(Work to be completed) Extract word for word the lines of the listing from its start to the line holding "-1.7, -1.85, -1.98, -2.06, -2.15, -2.23, -2.62, -3.44];", both ends kept; pictures are not part of the copy.
-- begin Data extract --
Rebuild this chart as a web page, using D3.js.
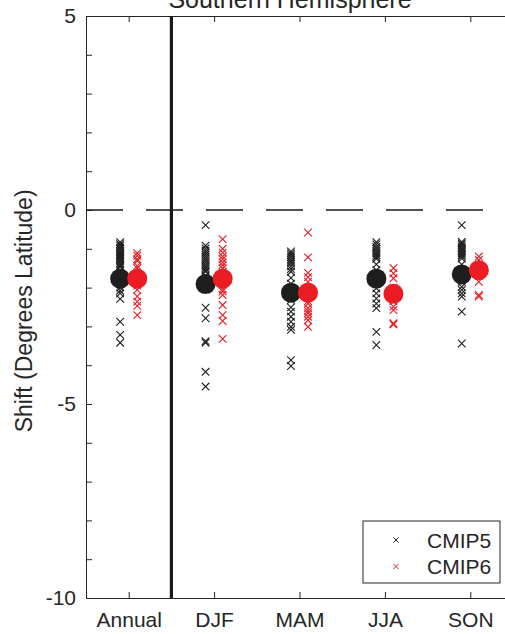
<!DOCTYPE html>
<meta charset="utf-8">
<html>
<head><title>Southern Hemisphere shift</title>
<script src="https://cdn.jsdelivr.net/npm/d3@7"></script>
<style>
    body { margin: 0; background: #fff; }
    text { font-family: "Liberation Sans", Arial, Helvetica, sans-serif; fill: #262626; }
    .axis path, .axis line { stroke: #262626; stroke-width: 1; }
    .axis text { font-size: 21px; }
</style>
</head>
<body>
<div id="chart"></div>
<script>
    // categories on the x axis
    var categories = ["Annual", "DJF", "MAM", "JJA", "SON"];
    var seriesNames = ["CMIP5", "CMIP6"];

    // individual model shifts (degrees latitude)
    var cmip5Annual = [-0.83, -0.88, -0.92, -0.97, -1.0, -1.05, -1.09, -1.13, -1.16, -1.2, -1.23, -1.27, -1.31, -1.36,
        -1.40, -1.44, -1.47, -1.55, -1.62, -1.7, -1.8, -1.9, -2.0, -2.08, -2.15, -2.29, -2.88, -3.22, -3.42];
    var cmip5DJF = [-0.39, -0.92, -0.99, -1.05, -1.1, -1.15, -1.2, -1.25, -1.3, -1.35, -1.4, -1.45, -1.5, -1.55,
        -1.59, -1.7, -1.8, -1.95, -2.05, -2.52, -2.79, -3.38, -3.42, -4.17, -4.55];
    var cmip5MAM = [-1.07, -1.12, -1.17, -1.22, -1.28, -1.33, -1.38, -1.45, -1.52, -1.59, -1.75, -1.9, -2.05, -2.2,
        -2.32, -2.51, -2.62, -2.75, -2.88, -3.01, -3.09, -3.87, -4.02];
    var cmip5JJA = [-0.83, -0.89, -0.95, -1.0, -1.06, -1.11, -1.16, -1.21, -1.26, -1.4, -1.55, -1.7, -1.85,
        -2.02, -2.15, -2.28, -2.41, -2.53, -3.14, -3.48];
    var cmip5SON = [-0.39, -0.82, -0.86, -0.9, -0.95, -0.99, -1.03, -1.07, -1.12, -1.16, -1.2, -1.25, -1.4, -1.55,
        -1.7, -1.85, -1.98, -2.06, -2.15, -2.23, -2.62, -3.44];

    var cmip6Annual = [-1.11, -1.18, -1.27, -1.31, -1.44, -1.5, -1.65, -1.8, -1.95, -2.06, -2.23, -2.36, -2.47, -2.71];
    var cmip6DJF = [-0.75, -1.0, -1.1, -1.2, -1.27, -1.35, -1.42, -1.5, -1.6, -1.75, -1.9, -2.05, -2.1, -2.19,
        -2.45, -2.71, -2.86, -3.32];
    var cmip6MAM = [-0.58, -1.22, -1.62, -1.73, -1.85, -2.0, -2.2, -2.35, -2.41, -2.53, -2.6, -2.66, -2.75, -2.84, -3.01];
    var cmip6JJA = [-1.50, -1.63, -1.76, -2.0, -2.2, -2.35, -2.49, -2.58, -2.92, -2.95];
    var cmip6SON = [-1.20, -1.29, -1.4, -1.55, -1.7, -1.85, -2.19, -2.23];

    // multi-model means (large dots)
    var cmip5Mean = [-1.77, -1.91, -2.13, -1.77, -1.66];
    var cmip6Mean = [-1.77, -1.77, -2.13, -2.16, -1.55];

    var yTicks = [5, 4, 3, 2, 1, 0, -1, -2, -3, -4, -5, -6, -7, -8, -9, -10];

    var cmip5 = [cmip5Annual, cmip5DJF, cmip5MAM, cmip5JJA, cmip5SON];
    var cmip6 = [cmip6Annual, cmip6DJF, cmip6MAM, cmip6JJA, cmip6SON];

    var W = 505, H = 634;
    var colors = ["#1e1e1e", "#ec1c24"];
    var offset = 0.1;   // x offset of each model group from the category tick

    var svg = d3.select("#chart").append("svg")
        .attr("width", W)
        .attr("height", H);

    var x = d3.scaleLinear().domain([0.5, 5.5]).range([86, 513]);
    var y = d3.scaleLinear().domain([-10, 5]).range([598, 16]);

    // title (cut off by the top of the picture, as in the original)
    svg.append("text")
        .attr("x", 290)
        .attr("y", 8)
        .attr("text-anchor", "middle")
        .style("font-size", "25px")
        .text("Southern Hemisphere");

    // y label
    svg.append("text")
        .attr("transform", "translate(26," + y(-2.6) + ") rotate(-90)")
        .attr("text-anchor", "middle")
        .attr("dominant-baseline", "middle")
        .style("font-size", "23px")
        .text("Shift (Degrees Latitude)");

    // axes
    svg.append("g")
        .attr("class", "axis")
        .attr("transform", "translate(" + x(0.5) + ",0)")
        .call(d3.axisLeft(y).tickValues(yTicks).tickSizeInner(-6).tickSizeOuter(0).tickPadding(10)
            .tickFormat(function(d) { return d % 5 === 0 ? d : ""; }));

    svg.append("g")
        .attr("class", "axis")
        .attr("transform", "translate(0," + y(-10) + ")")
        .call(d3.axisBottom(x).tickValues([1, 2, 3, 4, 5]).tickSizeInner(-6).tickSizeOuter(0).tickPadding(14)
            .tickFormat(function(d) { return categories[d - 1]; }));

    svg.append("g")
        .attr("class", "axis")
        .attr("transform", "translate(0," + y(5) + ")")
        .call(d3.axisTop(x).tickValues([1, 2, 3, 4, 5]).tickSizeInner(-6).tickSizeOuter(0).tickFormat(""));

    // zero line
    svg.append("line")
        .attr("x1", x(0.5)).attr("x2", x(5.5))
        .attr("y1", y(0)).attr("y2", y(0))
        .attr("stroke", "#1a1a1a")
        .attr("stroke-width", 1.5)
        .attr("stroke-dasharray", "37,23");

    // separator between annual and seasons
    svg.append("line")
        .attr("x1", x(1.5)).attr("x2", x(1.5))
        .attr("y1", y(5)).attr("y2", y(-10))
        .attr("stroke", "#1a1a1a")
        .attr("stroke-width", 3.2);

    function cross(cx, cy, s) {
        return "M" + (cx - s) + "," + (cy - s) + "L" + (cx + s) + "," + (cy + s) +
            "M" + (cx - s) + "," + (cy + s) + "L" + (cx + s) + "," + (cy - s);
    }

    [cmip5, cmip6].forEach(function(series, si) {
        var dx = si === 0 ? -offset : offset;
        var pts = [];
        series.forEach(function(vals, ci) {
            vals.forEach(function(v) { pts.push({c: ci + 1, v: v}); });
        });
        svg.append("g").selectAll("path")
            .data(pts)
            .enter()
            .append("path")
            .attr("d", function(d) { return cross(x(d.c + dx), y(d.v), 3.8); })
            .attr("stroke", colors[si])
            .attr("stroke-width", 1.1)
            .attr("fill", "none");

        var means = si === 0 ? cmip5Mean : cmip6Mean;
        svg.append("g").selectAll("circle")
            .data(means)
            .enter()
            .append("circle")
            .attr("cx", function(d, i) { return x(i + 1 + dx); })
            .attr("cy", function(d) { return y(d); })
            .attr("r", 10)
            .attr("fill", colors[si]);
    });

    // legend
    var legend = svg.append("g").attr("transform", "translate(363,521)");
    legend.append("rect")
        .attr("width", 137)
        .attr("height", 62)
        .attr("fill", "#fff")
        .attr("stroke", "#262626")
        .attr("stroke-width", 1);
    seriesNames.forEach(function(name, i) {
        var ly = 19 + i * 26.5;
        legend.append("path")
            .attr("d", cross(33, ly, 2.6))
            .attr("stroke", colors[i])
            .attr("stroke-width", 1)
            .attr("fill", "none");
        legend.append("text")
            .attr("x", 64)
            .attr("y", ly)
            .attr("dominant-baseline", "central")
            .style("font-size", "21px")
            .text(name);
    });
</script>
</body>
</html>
-- end Data extract --
(Reply)
Rebuild this chart as a web page, using D3.js.
<!DOCTYPE html>
<meta charset="utf-8">
<html>
<head><title>Southern Hemisphere shift</title>
<script src="https://cdn.jsdelivr.net/npm/d3@7"></script>
<style>
    body { margin: 0; background: #fff; }
    text { font-family: "Liberation Sans", Arial, Helvetica, sans-serif; fill: #262626; }
    .axis path, .axis line { stroke: #262626; stroke-width: 1; }
    .axis text { font-size: 21px; }
</style>
</head>
<body>
<div id="chart"></div>
<script>
    // categories on the x axis
    var categories = ["Annual", "DJF", "MAM", "JJA", "SON"];
    var seriesNames = ["CMIP5", "CMIP6"];

    // individual model shifts (degrees latitude)
    var cmip5Annual = [-0.83, -0.88, -0.92, -0.97, -1.0, -1.05, -1.09, -1.13, -1.16, -1.2, -1.23, -1.27, -1.31, -1.36,
        -1.40, -1.44, -1.47, -1.55, -1.62, -1.7, -1.8, -1.9, -2.0, -2.08, -2.15, -2.29, -2.88, -3.22, -3.42];
    var cmip5DJF = [-0.39, -0.92, -0.99, -1.05, -1.1, -1.15, -1.2, -1.25, -1.3, -1.35, -1.4, -1.45, -1.5, -1.55,
        -1.59, -1.7, -1.8, -1.95, -2.05, -2.52, -2.79, -3.38, -3.42, -4.17, -4.55];
    var cmip5MAM = [-1.07, -1.12, -1.17, -1.22, -1.28, -1.33, -1.38, -1.45, -1.52, -1.59, -1.75, -1.9, -2.05, -2.2,
        -2.32, -2.51, -2.62, -2.75, -2.88, -3.01, -3.09, -3.87, -4.02];
    var cmip5JJA = [-0.83, -0.89, -0.95, -1.0, -1.06, -1.11, -1.16, -1.21, -1.26, -1.4, -1.55, -1.7, -1.85,
        -2.02, -2.15, -2.28, -2.41, -2.53, -3.14, -3.48];
    var cmip5SON = [-0.39, -0.82, -0.86, -0.9, -0.95, -0.99, -1.03, -1.07, -1.12, -1.16, -1.2, -1.25, -1.4, -1.55,
        -1.7, -1.85, -1.98, -2.06, -2.15, -2.23, -2.62, -3.44];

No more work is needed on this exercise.